── Data ──

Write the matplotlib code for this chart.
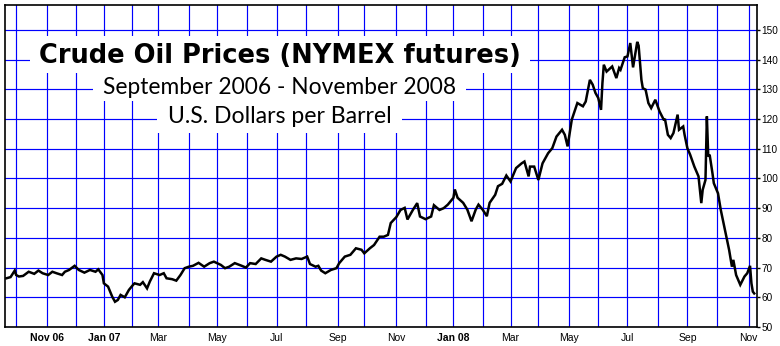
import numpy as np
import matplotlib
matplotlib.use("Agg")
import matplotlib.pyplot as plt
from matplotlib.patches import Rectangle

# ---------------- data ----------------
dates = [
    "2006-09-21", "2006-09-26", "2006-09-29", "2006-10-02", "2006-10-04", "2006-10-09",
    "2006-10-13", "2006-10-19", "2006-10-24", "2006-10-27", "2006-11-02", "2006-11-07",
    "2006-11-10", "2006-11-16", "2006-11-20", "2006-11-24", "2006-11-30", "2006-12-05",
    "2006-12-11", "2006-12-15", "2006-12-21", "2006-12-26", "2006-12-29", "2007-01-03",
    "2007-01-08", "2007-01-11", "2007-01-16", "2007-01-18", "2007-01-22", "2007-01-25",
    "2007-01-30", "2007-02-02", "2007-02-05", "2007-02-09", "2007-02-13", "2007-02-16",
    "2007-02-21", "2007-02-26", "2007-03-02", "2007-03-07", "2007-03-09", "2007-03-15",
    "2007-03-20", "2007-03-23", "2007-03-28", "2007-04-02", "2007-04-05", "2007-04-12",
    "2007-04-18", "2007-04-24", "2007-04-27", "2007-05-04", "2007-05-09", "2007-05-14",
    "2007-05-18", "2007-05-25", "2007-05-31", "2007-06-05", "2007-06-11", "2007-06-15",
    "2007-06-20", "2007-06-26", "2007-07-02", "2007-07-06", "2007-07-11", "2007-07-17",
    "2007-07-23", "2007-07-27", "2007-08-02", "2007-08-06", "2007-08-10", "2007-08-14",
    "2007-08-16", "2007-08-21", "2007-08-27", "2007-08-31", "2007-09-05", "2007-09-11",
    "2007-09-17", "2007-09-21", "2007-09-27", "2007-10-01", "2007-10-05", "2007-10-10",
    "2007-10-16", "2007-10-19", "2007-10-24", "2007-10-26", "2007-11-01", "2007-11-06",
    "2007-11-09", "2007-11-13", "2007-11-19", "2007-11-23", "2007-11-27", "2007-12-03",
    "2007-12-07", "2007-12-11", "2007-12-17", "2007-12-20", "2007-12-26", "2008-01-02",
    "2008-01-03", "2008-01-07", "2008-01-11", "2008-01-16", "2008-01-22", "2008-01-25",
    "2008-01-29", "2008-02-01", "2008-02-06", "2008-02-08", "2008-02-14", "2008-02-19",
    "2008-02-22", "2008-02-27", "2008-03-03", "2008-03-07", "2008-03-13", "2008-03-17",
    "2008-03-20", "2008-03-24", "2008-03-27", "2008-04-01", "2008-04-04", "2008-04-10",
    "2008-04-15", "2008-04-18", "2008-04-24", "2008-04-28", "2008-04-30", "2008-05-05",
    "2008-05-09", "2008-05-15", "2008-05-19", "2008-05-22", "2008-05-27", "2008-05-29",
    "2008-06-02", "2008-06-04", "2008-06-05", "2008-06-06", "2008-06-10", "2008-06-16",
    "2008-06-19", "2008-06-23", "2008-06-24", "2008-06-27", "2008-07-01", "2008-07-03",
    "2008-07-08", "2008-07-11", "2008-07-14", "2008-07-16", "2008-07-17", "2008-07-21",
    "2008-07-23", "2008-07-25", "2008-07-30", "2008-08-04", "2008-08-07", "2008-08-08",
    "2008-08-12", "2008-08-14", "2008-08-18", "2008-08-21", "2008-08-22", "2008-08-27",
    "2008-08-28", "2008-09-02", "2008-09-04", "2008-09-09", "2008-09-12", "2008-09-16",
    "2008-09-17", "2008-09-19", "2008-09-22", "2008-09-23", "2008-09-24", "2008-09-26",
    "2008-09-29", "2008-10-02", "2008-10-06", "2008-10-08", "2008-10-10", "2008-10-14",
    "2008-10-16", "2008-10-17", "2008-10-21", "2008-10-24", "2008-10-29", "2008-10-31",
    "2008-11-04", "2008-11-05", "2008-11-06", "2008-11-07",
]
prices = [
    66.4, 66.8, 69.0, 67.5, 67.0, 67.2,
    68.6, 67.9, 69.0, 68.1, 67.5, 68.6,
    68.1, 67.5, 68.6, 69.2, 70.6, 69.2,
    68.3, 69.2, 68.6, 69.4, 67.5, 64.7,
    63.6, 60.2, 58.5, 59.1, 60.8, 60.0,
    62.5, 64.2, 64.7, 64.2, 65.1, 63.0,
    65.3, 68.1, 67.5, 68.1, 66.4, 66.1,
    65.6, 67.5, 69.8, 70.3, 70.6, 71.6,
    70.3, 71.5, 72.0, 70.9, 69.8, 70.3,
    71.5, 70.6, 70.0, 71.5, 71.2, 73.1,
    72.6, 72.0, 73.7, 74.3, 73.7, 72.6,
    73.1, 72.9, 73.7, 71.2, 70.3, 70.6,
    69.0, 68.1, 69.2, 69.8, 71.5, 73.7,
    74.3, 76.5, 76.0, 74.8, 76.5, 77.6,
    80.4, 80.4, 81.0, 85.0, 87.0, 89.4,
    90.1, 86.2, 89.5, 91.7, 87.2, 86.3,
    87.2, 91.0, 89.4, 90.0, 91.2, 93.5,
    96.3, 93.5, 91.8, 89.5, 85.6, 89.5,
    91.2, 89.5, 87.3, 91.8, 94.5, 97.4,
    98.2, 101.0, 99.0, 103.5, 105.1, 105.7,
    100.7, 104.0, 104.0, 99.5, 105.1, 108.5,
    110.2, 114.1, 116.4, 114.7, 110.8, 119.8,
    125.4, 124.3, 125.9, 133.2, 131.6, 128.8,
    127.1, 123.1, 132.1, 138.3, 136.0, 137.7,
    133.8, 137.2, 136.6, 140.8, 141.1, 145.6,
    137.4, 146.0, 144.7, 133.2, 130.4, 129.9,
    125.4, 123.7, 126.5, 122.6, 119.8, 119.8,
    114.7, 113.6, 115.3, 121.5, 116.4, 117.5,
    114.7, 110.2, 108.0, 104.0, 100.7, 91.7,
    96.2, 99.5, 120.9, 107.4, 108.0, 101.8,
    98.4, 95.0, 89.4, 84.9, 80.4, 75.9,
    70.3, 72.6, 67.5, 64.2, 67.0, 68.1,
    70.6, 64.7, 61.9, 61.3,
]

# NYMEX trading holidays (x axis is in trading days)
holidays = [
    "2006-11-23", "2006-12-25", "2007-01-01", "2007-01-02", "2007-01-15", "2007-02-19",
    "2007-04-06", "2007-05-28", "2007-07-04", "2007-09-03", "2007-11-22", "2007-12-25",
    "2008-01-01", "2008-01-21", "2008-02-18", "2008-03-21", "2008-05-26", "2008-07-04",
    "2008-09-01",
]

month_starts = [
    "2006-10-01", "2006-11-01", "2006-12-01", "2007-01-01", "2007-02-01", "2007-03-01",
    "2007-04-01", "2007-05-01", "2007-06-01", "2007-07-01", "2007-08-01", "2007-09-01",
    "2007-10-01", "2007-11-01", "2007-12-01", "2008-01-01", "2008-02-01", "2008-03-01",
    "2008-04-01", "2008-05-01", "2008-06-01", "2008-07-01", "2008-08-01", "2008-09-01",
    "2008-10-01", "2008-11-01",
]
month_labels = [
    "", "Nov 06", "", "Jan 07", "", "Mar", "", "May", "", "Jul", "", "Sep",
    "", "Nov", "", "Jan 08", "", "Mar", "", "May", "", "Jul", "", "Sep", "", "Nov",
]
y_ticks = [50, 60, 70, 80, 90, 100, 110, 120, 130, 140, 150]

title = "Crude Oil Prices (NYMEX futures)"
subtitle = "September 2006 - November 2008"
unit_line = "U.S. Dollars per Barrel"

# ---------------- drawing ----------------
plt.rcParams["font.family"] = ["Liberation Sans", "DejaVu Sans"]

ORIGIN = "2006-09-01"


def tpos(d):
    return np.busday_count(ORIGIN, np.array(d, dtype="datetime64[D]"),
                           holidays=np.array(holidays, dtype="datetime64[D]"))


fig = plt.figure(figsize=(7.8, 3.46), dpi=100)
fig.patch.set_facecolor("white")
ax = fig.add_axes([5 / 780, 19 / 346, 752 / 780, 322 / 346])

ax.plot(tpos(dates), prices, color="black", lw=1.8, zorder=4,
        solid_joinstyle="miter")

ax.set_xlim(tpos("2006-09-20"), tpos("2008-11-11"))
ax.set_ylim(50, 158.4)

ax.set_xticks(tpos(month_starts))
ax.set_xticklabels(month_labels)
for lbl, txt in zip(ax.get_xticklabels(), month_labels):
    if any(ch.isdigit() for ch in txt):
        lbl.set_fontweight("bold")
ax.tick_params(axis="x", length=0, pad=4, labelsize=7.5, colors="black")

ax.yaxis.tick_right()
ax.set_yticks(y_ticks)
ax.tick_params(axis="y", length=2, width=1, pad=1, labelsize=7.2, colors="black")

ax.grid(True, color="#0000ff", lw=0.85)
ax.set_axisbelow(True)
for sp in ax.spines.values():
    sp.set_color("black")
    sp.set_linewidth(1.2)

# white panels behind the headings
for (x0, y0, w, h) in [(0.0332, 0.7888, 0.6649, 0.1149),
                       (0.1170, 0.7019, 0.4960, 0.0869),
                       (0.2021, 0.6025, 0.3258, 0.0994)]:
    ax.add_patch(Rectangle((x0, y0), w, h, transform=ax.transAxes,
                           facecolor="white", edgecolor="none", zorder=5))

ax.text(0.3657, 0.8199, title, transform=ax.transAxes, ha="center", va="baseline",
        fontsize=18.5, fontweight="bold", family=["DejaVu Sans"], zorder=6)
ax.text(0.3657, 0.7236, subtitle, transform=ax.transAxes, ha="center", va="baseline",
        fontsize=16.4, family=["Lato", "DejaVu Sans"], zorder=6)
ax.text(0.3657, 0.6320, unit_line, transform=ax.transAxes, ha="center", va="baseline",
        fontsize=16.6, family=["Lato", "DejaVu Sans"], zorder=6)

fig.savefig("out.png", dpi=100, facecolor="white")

───

> Do this
With all pictures left out, please transcribe exactly the lines from the start of the material through the line with "from matplotlib.patches import Rectangle".

> Exercise output
Write the matplotlib code for this chart.
import numpy as np
import matplotlib
matplotlib.use("Agg")
import matplotlib.pyplot as plt
from matplotlib.patches import Rectangle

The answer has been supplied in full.